Within a few years after 1756 many changes took place in the family of Minto. Sir Gilbert himself died, and was succeeded by his son Gilbert; other sons were making their way in the world; and Jane Elliot with her mother and sisters left their home and settled in Edinburgh. One glimpse of the ladies in their city home may be taken from Lady Elliot Murray's 'Memoirs.' She visited her relatives in 1772, and found the 'misses,' she says, especially the elder ones, becoming 'perfect beldames in that small society.' Manifestly there was very slight chance of sympathy between the mutually excluding characters suggested by this criticism. According to those who knew her best Jane Elliot was possessed of a certain aristocratic dignity, which would render her, together with her rare intellectual resources, comparatively indifferent to the mere superficial glitter and bustle of social life. After her mother and sisters had died, and she lived alone in the house in Brown Square, Edinburgh, while cautiously coming forward with the fashions, she was slow to break with the past, and was prone to condemn the novelties following in the wake of the French revolution. She is said to have been the last woman in Edinburgh to make regular use of her own sedan-chair. Having lived in the city from 1782 to 1804, Miss Elliot spent her last days amid the scenes of her childhood, and she died either at Minto House or at Mount Teviot, the residence of her younger brother, Admiral John Elliot [q. v.], 29 March 1805.

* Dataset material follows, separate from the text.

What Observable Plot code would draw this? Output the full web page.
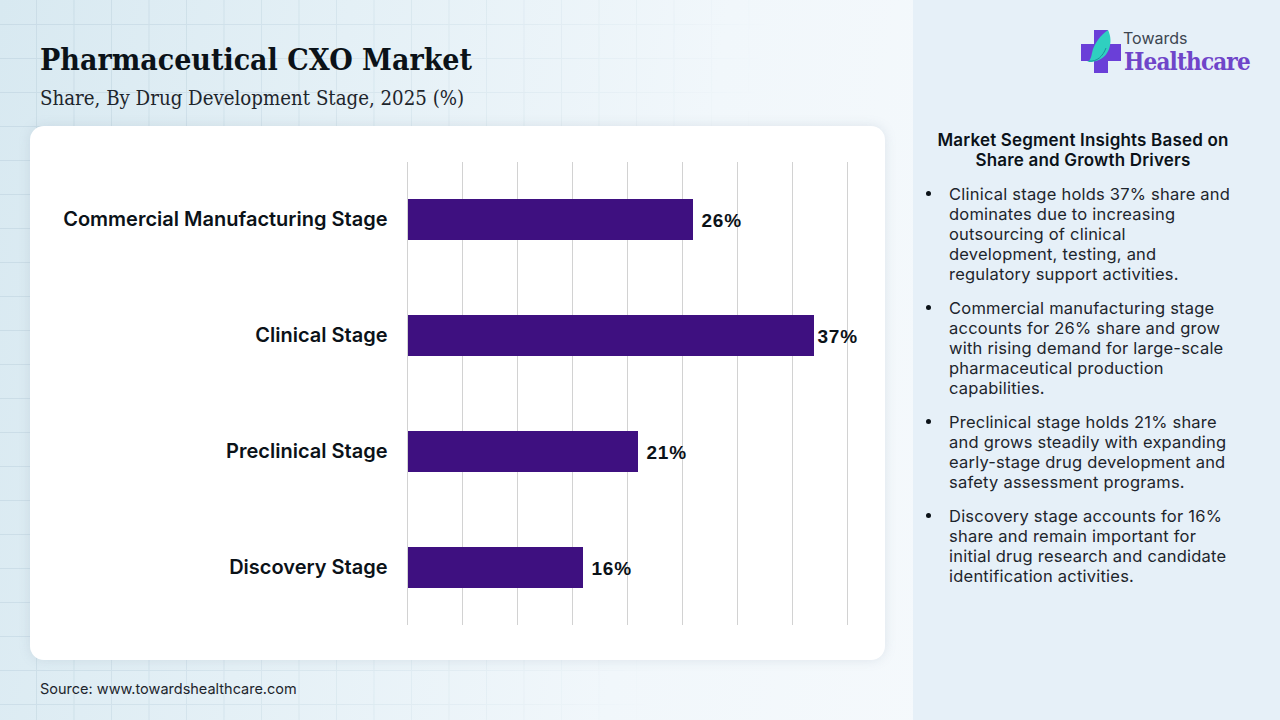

Jane Elliot is not known to have written any other poem than the 'Flowers of the Forest.' Burns was one of the first to insist that this ballad was a modern composition, and when Sir Walter Scott wrote his 'Border Minstrelsy' he inserted it (in 1803) as 'by a lady of family in Roxburghshire.' Together with Scott, Ramsay of Ochtertyre and Dr. Somerville share the credit of discovering the authorship of the famous ballad.

[Tytler and Watson's Songstresses of Scotland, vol. i.; W. R. Carre's Border Memories; Professor Veitch's History and Poetry of the Scottish Border; Grant Wilson's Poets and Poetry of Scotland, vol. i.; Chambers's Scottish Songs prior to Burns.]